In a new study, scientists have taken a page from the social science handbook and used leading indicators of the environment to presage potential environmental disasters.

The study, by two ecologists and an economist, suggests it may be possible to use nature's leading indicators to avert environmental disaster.

Ecosystems worldwide - lakes, ocean fisheries, coral reefs, forests, wetlands and rangelands - are under constant and escalating pressure from humans and many are on the brink of collapse, according to Stephen R. Carpenter, a University of Wisconsin-Madison professor of zoology and an author of the new study.

"It's a big problem because they are very hard to predict. It is hard to get a handle on statistically," said Carpenter of what ecologists call "regime shift," a disastrous change in the way an individual ecosystem functions.

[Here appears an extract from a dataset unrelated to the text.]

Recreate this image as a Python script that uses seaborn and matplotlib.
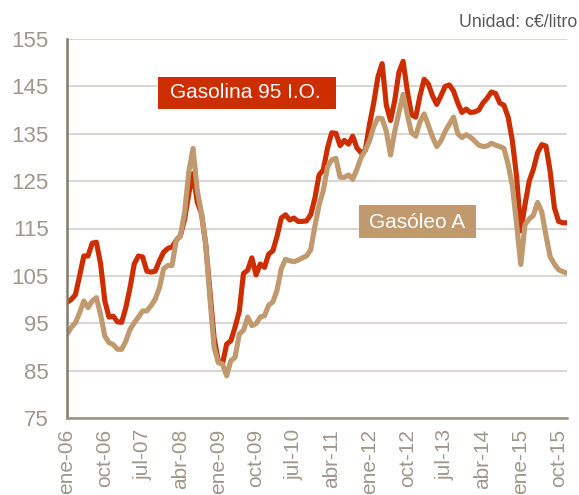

In the new study, Carpenter, Reinette Biggs of Stockholm University and William A. Brock, an economist at UW-Madison, used northern Wisconsin's sport fishery as a laboratory to see if leading indicators of ecological collapse can be detected far enough in advance to avert disaster.

"The answer is 'yes' if the policy interventions can be swift and 'no' if there are delays," said Carpenter of the study's results.

The researchers looked at two major threats to the fishery: overfishing and habitat destruction caused by lake home-building and the loss of trees that would otherwise fall into the lake and provide habitat for sport fish.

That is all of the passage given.